We came up with a set of lightweight artifacts that would help us represent and track what needs to be done.

  • Feature2 - High level product feature (bullet point on product box, if we had one)
  • Story - Smallest increment of implementable end-user value
  • Task - Engineering implementation detail, chore, etc.
  • Bug - Defect in existing functionality

In support of that, we also created on our wiki design docs that represent wireframe and accompanying notes to explain each feature.

For each story, task and bug, we’ve introduced a costing system based on points. The scale starts as at 1 point, for something easy that an engineer can do in a day. Two points means it will take some time to think about it and write the code. 3 pointers are reserved for the most difficult issues, requiring research or lots of code. The idea is to come up with a normalized unit of work across the team that we can measure ourselves against. Moving from a time based estimate to point base is not easy. For one, the scale is not linear (e.g. 3 pointers don’t take 3 times as long as 1 pointers). However, the basis for this is to simplify and reduce cost estimate process to a good enough level that we can measure and forecast. While it may be a blunt instrument, there is diminish return in spending more time refining and tracking estimate at a much more precise level.

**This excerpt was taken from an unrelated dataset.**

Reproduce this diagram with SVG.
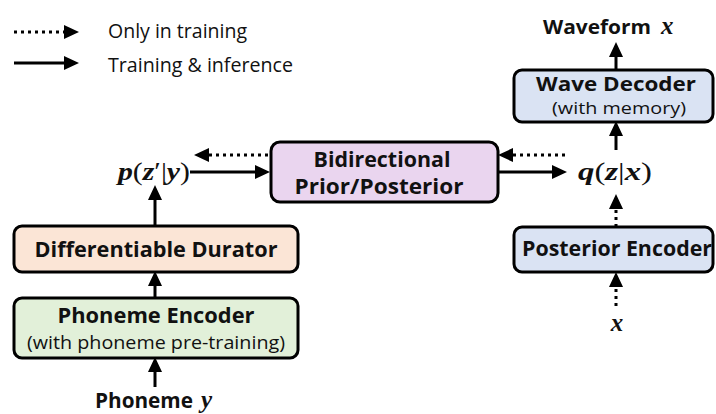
<svg xmlns="http://www.w3.org/2000/svg" width="716" height="414" viewBox="0 0 716 414">
<style>
.box{stroke:#000;stroke-width:3;}
.t{font-family:"Open Sans","Liberation Sans",sans-serif;font-weight:bold;fill:#111;text-anchor:middle;}
.s{font-family:"Open Sans","Liberation Sans",sans-serif;fill:#111;text-anchor:middle;}
.l{font-family:"Open Sans","Liberation Sans",sans-serif;fill:#111;}
.m{font-family:"Liberation Serif","DejaVu Serif",serif;fill:#111;}
.mi{font-weight:bold;font-style:italic;}
.c{stroke:#000;stroke-width:3;fill:none;}
.d{stroke-dasharray:3 4;}
</style>
<defs>
<marker id="ah" markerUnits="userSpaceOnUse" markerWidth="16" markerHeight="14" viewBox="0 0 16 14" refX="11" refY="7" orient="auto">
<path d="M0,0 L15,7 L0,14 z" fill="#000"/>
</marker>
</defs>

<g id="legend">
<text class="l" x="108" y="38" font-size="19.5" textLength="139" lengthAdjust="spacingAndGlyphs">Only in training</text>
<text class="l" x="108" y="72" font-size="19.5" textLength="185" lengthAdjust="spacingAndGlyphs">Training &amp; inference</text>
</g>

<g id="connectors">
<line class="c d" x1="14" y1="32" x2="75" y2="32" marker-end="url(#ah)"/>
<line class="c" x1="14" y1="63" x2="75" y2="63" marker-end="url(#ah)"/>
<line class="c" x1="155" y1="387" x2="155" y2="361" marker-end="url(#ah)"/>
<line class="c" x1="155" y1="298" x2="155" y2="275" marker-end="url(#ah)"/>
<line class="c" x1="155" y1="226" x2="155" y2="189" marker-end="url(#ah)"/>
<line class="c" x1="190" y1="172" x2="266" y2="172" marker-end="url(#ah)"/>
<line class="c d" x1="268" y1="155" x2="198" y2="155" marker-end="url(#ah)"/>
<line class="c d" x1="565" y1="155" x2="502" y2="155" marker-end="url(#ah)"/>
<line class="c" x1="499" y1="172" x2="563" y2="172" marker-end="url(#ah)"/>
<line class="c d" x1="616" y1="306" x2="616" y2="276" marker-end="url(#ah)"/>
<line class="c d" x1="616" y1="227" x2="616" y2="198" marker-end="url(#ah)"/>
<line class="c" x1="616" y1="150" x2="616" y2="125" marker-end="url(#ah)"/>
<line class="c" x1="616" y1="70" x2="616" y2="46" marker-end="url(#ah)"/>
</g>

<g id="waveform">
<text font-size="19.5"><tspan class="t" x="597" y="34" textLength="108" lengthAdjust="spacingAndGlyphs">Waveform</tspan><tspan class="m mi" x="661" y="34" font-size="25">x</tspan></text>
</g>

<g id="wave-decoder">
<rect class="box" x="514" y="70" width="199" height="52" rx="8" fill="#DAE3F3"/>
<text class="t" x="616" y="91" font-size="20" textLength="160" lengthAdjust="spacingAndGlyphs">Wave Decoder</text>
<text class="s" x="619" y="114" font-size="15.5" textLength="134" lengthAdjust="spacingAndGlyphs">(with memory)</text>
</g>

<g id="q-posterior">
<text class="m" x="578" y="180" font-size="26" textLength="74" lengthAdjust="spacingAndGlyphs"><tspan class="mi">q</tspan>(<tspan class="mi">z</tspan>|<tspan class="mi">x</tspan>)</text>
</g>

<g id="bidirectional">
<rect class="box" x="271" y="142" width="227" height="60" rx="9" fill="#EAD5EF"/>
<text class="t" x="382" y="167" font-size="20.5" textLength="137" lengthAdjust="spacingAndGlyphs">Bidirectional</text>
<text class="t" x="379" y="194" font-size="20.5" textLength="169" lengthAdjust="spacingAndGlyphs">Prior/Posterior</text>
</g>

<g id="p-prior">
<text class="m" x="118" y="180" font-size="26" textLength="72" lengthAdjust="spacingAndGlyphs"><tspan class="mi">p</tspan>(<tspan class="mi">z</tspan>′|<tspan class="mi">y</tspan>)</text>
</g>

<g id="posterior-encoder">
<rect class="box" x="514" y="227" width="199" height="45" rx="8" fill="#DAE3F3"/>
<text class="t" x="617" y="256" font-size="20.5" textLength="190" lengthAdjust="spacingAndGlyphs">Posterior Encoder</text>
</g>

<g id="x-input">
<text class="m mi" x="617" y="331" font-size="25" text-anchor="middle">x</text>
</g>

<g id="durator">
<rect class="box" x="14" y="226" width="284" height="46" rx="8" fill="#FBE5D6"/>
<text class="t" x="156" y="257" font-size="21" textLength="243" lengthAdjust="spacingAndGlyphs">Differentiable Durator</text>
</g>

<g id="phoneme-encoder">
<rect class="box" x="14" y="298" width="284" height="60" rx="8" fill="#E2F0D9"/>
<text class="t" x="156" y="323" font-size="21" textLength="197" lengthAdjust="spacingAndGlyphs">Phoneme Encoder</text>
<text class="s" x="156" y="349" font-size="17.5" textLength="258" lengthAdjust="spacingAndGlyphs">(with phoneme pre-training)</text>
</g>

<g id="phoneme-y">
<text font-size="20.5"><tspan class="t" x="144" y="408" textLength="98" lengthAdjust="spacingAndGlyphs">Phoneme</tspan><tspan class="m mi" x="201" y="408" font-size="25">y</tspan></text>
</g>
</svg>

The key benefit from developing a consistent costing practice is the ability to measure progress and use it to forecast future work. Enter Velocity. By computing how many points get completed by the team over an iteration, we were able to normalize the output in the form of a velocity metric. This gives us a sense of how much stuff we can accomplish in a typical cycle.

To track our progress, we setup 2 iteration meeting, one to review and plan the iteration and the other to steer the iteration at mid-point.

All the artifacts and measurements are tied together on a Release Plan published on our internal wiki.

Feedback Loops

Another important factor is the acceptance and validation of work. In order for points to be counted in an iteration, there needs to be an agreement on when things are done. Nightly builds are being used for verification every day. On the bug front, QA validates engineering fixes and mark them validated. Similarly, Product Manager accept stories as completed when they are satisfied with the implementation of a feature.

Putting It to Practice

With all these new practices in place, we were eager to tackle our first Agile release known as “Cher”. The next post takes a look at the roller coaster of real life release cycle.


1. Far from the daily continuous delivery pace that can be achieved with cloud applications. Keep in mind this is a very large desktop application running on three OSes, with enormous amount of device and library dependencies.

2. Nowadays I would consider these Epics.